++++ MATERIAL SUPPLIED ++++

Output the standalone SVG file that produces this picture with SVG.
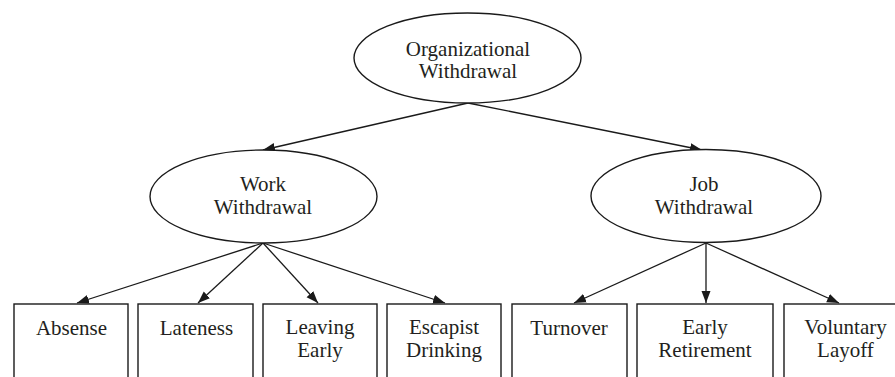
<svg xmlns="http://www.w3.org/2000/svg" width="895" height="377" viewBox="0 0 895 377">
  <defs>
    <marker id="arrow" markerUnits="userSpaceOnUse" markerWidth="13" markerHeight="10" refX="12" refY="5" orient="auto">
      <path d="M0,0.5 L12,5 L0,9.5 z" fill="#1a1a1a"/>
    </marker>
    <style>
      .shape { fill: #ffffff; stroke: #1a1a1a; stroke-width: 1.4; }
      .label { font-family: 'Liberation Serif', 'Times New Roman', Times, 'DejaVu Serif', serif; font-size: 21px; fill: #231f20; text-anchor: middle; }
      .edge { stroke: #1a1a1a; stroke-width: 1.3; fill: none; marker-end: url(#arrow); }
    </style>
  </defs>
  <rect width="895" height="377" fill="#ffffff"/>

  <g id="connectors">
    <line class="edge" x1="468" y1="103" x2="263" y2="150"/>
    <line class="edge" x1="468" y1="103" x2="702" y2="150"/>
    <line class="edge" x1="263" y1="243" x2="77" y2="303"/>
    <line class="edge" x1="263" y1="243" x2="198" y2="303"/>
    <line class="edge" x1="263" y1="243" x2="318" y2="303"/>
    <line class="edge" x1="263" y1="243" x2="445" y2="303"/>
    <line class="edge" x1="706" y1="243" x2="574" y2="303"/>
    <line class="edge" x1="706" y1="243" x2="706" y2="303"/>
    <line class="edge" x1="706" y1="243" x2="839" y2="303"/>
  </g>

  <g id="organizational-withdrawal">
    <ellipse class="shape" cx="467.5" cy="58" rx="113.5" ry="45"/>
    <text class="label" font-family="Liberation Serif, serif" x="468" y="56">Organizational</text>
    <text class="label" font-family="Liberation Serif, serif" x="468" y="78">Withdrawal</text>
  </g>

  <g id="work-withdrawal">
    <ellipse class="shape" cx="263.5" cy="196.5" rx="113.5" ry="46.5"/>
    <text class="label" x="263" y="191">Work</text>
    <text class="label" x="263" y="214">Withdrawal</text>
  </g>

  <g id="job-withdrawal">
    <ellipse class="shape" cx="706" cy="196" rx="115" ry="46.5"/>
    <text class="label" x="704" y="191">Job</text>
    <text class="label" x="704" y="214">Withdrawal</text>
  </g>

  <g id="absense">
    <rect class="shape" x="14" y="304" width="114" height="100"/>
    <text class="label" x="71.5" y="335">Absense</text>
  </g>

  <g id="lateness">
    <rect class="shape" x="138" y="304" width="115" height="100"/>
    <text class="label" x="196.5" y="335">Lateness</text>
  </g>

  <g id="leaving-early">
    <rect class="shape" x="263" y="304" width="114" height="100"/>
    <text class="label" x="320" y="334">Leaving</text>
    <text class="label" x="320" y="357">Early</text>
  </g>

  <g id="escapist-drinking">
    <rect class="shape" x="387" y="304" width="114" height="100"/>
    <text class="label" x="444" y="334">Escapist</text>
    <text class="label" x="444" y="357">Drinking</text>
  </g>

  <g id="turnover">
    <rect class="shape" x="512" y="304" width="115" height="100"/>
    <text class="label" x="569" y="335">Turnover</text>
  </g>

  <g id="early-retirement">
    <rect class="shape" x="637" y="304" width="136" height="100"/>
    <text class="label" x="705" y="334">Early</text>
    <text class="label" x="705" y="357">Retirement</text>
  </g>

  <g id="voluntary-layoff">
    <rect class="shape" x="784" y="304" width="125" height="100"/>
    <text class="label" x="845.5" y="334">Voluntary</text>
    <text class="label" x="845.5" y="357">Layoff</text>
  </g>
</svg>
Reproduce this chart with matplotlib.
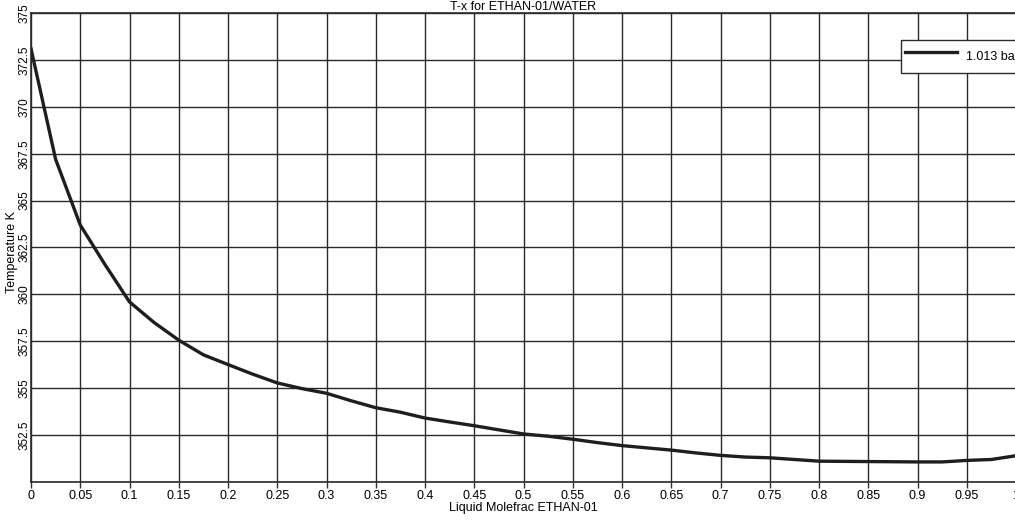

++++

**WRITTEN TASK**
Return the listing above in full and without alteration, excluding its pictures.

**REPLY TO THE TASK**
Output the standalone SVG file that produces this picture with SVG.
<svg xmlns="http://www.w3.org/2000/svg" width="895" height="377" viewBox="0 0 895 377">
  <defs>
    <marker id="arrow" markerUnits="userSpaceOnUse" markerWidth="13" markerHeight="10" refX="12" refY="5" orient="auto">
      <path d="M0,0.5 L12,5 L0,9.5 z" fill="#1a1a1a"/>
    </marker>
    <style>
      .shape { fill: #ffffff; stroke: #1a1a1a; stroke-width: 1.4; }
      .label { font-family: 'Liberation Serif', 'Times New Roman', Times, 'DejaVu Serif', serif; font-size: 21px; fill: #231f20; text-anchor: middle; }
      .edge { stroke: #1a1a1a; stroke-width: 1.3; fill: none; marker-end: url(#arrow); }
    </style>
  </defs>
  <rect width="895" height="377" fill="#ffffff"/>

  <g id="connectors">
    <line class="edge" x1="468" y1="103" x2="263" y2="150"/>
    <line class="edge" x1="468" y1="103" x2="702" y2="150"/>
    <line class="edge" x1="263" y1="243" x2="77" y2="303"/>
    <line class="edge" x1="263" y1="243" x2="198" y2="303"/>
    <line class="edge" x1="263" y1="243" x2="318" y2="303"/>
    <line class="edge" x1="263" y1="243" x2="445" y2="303"/>
    <line class="edge" x1="706" y1="243" x2="574" y2="303"/>
    <line class="edge" x1="706" y1="243" x2="706" y2="303"/>
    <line class="edge" x1="706" y1="243" x2="839" y2="303"/>
  </g>

  <g id="organizational-withdrawal">
    <ellipse class="shape" cx="467.5" cy="58" rx="113.5" ry="45"/>
    <text class="label" font-family="Liberation Serif, serif" x="468" y="56">Organizational</text>
    <text class="label" font-family="Liberation Serif, serif" x="468" y="78">Withdrawal</text>
  </g>

  <g id="work-withdrawal">
    <ellipse class="shape" cx="263.5" cy="196.5" rx="113.5" ry="46.5"/>
    <text class="label" x="263" y="191">Work</text>
    <text class="label" x="263" y="214">Withdrawal</text>
  </g>

  <g id="job-withdrawal">
    <ellipse class="shape" cx="706" cy="196" rx="115" ry="46.5"/>
    <text class="label" x="704" y="191">Job</text>
    <text class="label" x="704" y="214">Withdrawal</text>
  </g>

  <g id="absense">
    <rect class="shape" x="14" y="304" width="114" height="100"/>
    <text class="label" x="71.5" y="335">Absense</text>
  </g>

  <g id="lateness">
    <rect class="shape" x="138" y="304" width="115" height="100"/>
    <text class="label" x="196.5" y="335">Lateness</text>
  </g>

  <g id="leaving-early">
    <rect class="shape" x="263" y="304" width="114" height="100"/>
    <text class="label" x="320" y="334">Leaving</text>
    <text class="label" x="320" y="357">Early</text>
  </g>

  <g id="escapist-drinking">
    <rect class="shape" x="387" y="304" width="114" height="100"/>
    <text class="label" x="444" y="334">Escapist</text>
    <text class="label" x="444" y="357">Drinking</text>
  </g>

  <g id="turnover">
    <rect class="shape" x="512" y="304" width="115" height="100"/>
    <text class="label" x="569" y="335">Turnover</text>
  </g>

  <g id="early-retirement">
    <rect class="shape" x="637" y="304" width="136" height="100"/>
    <text class="label" x="705" y="334">Early</text>
    <text class="label" x="705" y="357">Retirement</text>
  </g>

  <g id="voluntary-layoff">
    <rect class="shape" x="784" y="304" width="125" height="100"/>
    <text class="label" x="845.5" y="334">Voluntary</text>
    <text class="label" x="845.5" y="357">Layoff</text>
  </g>
</svg>
Reproduce this chart with matplotlib.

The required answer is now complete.